- Founder: Lauren Bernardo
- Founded: 2017
- Ideology: Non-partisan democracy Libertarian conservatism
- National Assembly seats: 0 / 400
- Provincial Legislatures: 0 / 430

Website
- www.ohm.org.za

= Organic Humanity Movement =

Political party in South Africa

The Organic Humanity Movement (OHM) is a South African political party founded by Lauren Evanthia Bernardo at the end of 2017, after three years of involvement in politics and local government.
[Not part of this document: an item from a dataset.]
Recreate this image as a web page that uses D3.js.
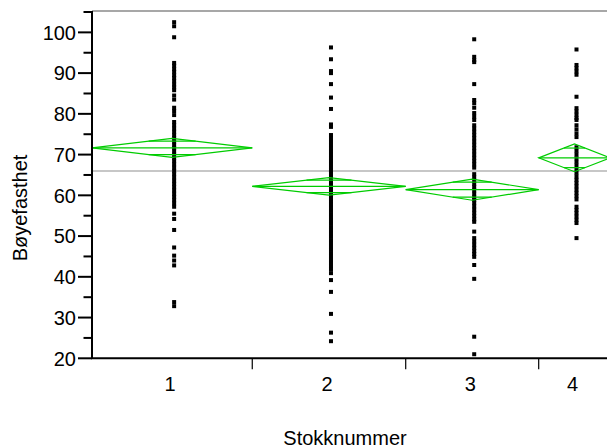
<!DOCTYPE html>
<html>
<head>
<meta charset="utf-8">
<script src="https://cdn.jsdelivr.net/npm/d3@7"></script>
<style>
  body { margin: 0; background: #fff; }
  text { font-family: "Liberation Sans", Arial, sans-serif; fill: #000; }
</style>
</head>
<body>
<svg width="607" height="448"></svg>
<script>
// groups on the x axis (widths follow group sizes)
var categories = ["1", "2", "3", "4"];
var counts = [47, 45, 39, 21];

// means diamonds: group mean and half width of the 95% interval
var means = [71.65, 62.2, 61.4, 69.2];
var ciHalf = [2.35, 2.15, 2.6, 3.4];
var grandMean = 66.0;

var yMajor = [20, 30, 40, 50, 60, 70, 80, 90, 100];
var yMinor = [25, 35, 45, 55, 65, 75, 85, 95, 105];

var values1 = [102.5, 101.5, 98.8, 92.5, 91.8, 91, 90.3, 89.5, 88.8, 88, 87.2, 86.5, 85.8, 84.5, 83.5,
  81.5, 80.7, 79.7, 78, 77.2, 76.4, 75.6, 74.8, 74, 73.2, 72.4, 71.6, 70.8, 70, 69.2, 68.4, 67.6,
  66.8, 66, 65.2, 64.4, 63.6, 62.8, 62, 61.2, 60.4, 59.6, 58.8, 58, 57.2, 55.5, 54.2, 51.5, 47.2,
  45.2, 44, 42.8, 33.8, 32.8];
var values2 = [96.3, 93.4, 90.5, 90, 87.3, 84, 81.2, 77.4, 76.8, 74.8, 74, 73.1, 72.3, 71.5, 70.8,
  70, 69.2, 68.5, 67.7, 66.9, 66.1, 65.3, 64.5, 63.8, 63, 62.2, 61.5, 60.8, 60, 59.2, 58.5, 57.8,
  57, 56.2, 55.4, 54.6, 53.8, 53, 52.2, 51.4, 50.6, 49.8, 49, 48.2, 47.4, 46.6, 45.8, 45, 44.2,
  43.4, 42.6, 41.8, 40.9, 39.2, 36.3, 30.9, 26.3, 24.2];
var values3 = [98.3, 94, 93.2, 92.7, 87.3, 83.4, 82.6, 81.5, 80.2, 79.3, 78.5, 77.2, 76.4, 75.6,
  74.8, 74, 73.2, 72.4, 71.6, 70.8, 70, 69.2, 68.4, 67.6, 66.8, 65.2, 64.4, 63.6, 62.8, 62, 61.2,
  60.4, 59.6, 58.9, 58.1, 57.3, 56.5, 55.7, 54.9, 54.1, 53.5, 51.1, 49.5, 48.7, 47.9, 47.1, 46.3,
  45.6, 44.9, 42.9, 39.5, 25.3, 21];
var values4 = [95.8, 92, 91.2, 90.4, 89.6, 84.2, 81.4, 80.6, 79.8, 79, 78.5, 77.2, 76.2, 75.2, 74.3,
  71.8, 70.9, 70, 69.1, 68.2, 67.3, 66.4, 65.5, 64.6, 63.8, 63, 62.2, 61.4, 60.6, 59.8, 59, 57.2,
  56.4, 55.6, 54.8, 54, 53.2, 49.5];
var groupValues = [values1, values2, values3, values4];

var svg = d3.select("svg"),
    plotLeft = 92,
    plotBottom = 358.3,
    plotTop = 12,
    green = "#00cc00";

var starts = [];
var total = 0;
counts.forEach(function(c) { starts.push(total); total += c; });

var x = d3.scaleLinear().domain([0, total]).range([plotLeft, 610.3]);
var y = d3.scaleLinear().domain([20, 105]).range([plotBottom, plotTop]);

function catLeft(i) { return x(starts[i]); }
function catRight(i) { return x(starts[i] + counts[i]); }
function catMid(i) { return x(starts[i] + counts[i] / 2); }

// top frame line
svg.append("line")
    .attr("x1", plotLeft).attr("x2", 607)
    .attr("y1", plotTop - 1).attr("y2", plotTop - 1)
    .style("stroke", "#8a8a8a")
    .attr("stroke-width", 1.5);

// grand mean
svg.append("line")
    .attr("x1", plotLeft).attr("x2", 607)
    .attr("y1", y(grandMean)).attr("y2", y(grandMean))
    .style("stroke", "#b4b4b4")
    .attr("stroke-width", 1.5);

// points
var pts = svg.append("g").attr("class", "points");
groupValues.forEach(function(vals, i) {
    pts.selectAll("rect.g" + i)
        .data(vals)
        .enter().append("rect")
        .attr("class", "g" + i)
        .attr("x", catMid(i))
        .attr("y", function(d) { return y(d) - 2; })
        .attr("width", 4)
        .attr("height", 4)
        .style("fill", "#000");
});

// means diamonds
var dia = svg.append("g").attr("class", "diamonds");
categories.forEach(function(c, i) {
    var x0 = catLeft(i), x1 = catRight(i), xm = catMid(i);
    var m = means[i], h = ciHalf[i];
    dia.append("path")
        .attr("d", "M" + x0 + "," + y(m) + "L" + xm + "," + y(m + h) + "L" + x1 + "," + y(m) +
            "L" + xm + "," + y(m - h) + "Z")
        .style("fill", "none")
        .style("stroke", green)
        .attr("stroke-width", 1.2);
    dia.append("line")
        .attr("x1", x0).attr("x2", x1)
        .attr("y1", y(m)).attr("y2", y(m))
        .style("stroke", green)
        .attr("stroke-width", 1.2);
    // overlap marks
    var off = h * Math.SQRT1_2,
        half = (x1 - x0) / 2 * (1 - Math.SQRT1_2);
    [m + off, m - off].forEach(function(v) {
        dia.append("line")
            .attr("x1", xm - half).attr("x2", xm + half)
            .attr("y1", y(v)).attr("y2", y(v))
            .style("stroke", green)
            .attr("stroke-width", 1.2);
    });
});

// y axis
var yAxis = svg.append("g").attr("class", "y axis");
yAxis.append("line")
    .attr("x1", plotLeft).attr("x2", plotLeft)
    .attr("y1", plotTop - 1).attr("y2", plotBottom)
    .style("stroke", "#000").attr("stroke-width", 2);
yAxis.selectAll("line.major")
    .data(yMajor)
    .enter().append("line")
    .attr("class", "major")
    .attr("x1", plotLeft - 14).attr("x2", plotLeft)
    .attr("y1", y).attr("y2", y)
    .style("stroke", "#000").attr("stroke-width", 2);
yAxis.selectAll("line.minor")
    .data(yMinor)
    .enter().append("line")
    .attr("class", "minor")
    .attr("x1", plotLeft - 8.5).attr("x2", plotLeft)
    .attr("y1", y).attr("y2", y)
    .style("stroke", "#000").attr("stroke-width", 2);
yAxis.selectAll("text")
    .data(yMajor)
    .enter().append("text")
    .attr("x", plotLeft - 16)
    .attr("y", y)
    .attr("dy", "0.36em")
    .attr("text-anchor", "end")
    .attr("font-size", "20px")
    .text(function(d) { return d; });

// x axis
var xAxis = svg.append("g").attr("class", "x axis");
xAxis.append("line")
    .attr("x1", plotLeft - 1).attr("x2", 607)
    .attr("y1", plotBottom).attr("y2", plotBottom)
    .style("stroke", "#000").attr("stroke-width", 2);
xAxis.selectAll("line.tick")
    .data(categories.slice(1))
    .enter().append("line")
    .attr("class", "tick")
    .attr("x1", function(d, i) { return catLeft(i + 1); })
    .attr("x2", function(d, i) { return catLeft(i + 1); })
    .attr("y1", plotBottom).attr("y2", plotBottom + 11)
    .style("stroke", "#000").attr("stroke-width", 1.2);
xAxis.selectAll("text")
    .data(categories)
    .enter().append("text")
    .attr("x", function(d, i) { return catMid(i) - 2; })
    .attr("y", 391)
    .attr("text-anchor", "middle")
    .attr("font-size", "20px")
    .text(function(d) { return d; });

// axis titles
svg.append("text")
    .attr("x", 345)
    .attr("y", 445)
    .attr("text-anchor", "middle")
    .attr("font-size", "20px")
    .text("Stokknummer");
svg.append("text")
    .attr("transform", "translate(27,208) rotate(-90)")
    .attr("text-anchor", "middle")
    .attr("font-size", "20px")
    .text("Bøyefasthet");
</script>
</body>
</html>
The party focuses on individual liberties and intends to change the constitution to abolish political parties, permitting only individuals to stand, each paying their own election deposit and collecting the required number of signatures. It encourages gun ownership, describing attempts to reduce guns as "in line with the United Nations Agenda 21". It is supportive of homeschooling, and is against the state teaching of sexuality and gender. It describes itself as supportive of parents and says that "The minister of Basic Education declared war on our children when she said that children are a government’s responsibility. We need to ready ourselves for the biggest battle this country has ever seen."

== Election results ==

=== National Assembly elections ===

| Election | Party leader | Total votes | Share of vote | Seats | +/– | Government |
|---|---|---|---|---|---|---|
| 2024 | Lauren Bernardo | 5,241 | 0.03% | 0 / 400 | New | Extra-parliamentary |

=== Municipal elections ===

The party contested the 2021 South African municipal elections, failing to win a seat.

The party has also contested a number of by-elections, failing to win a seat.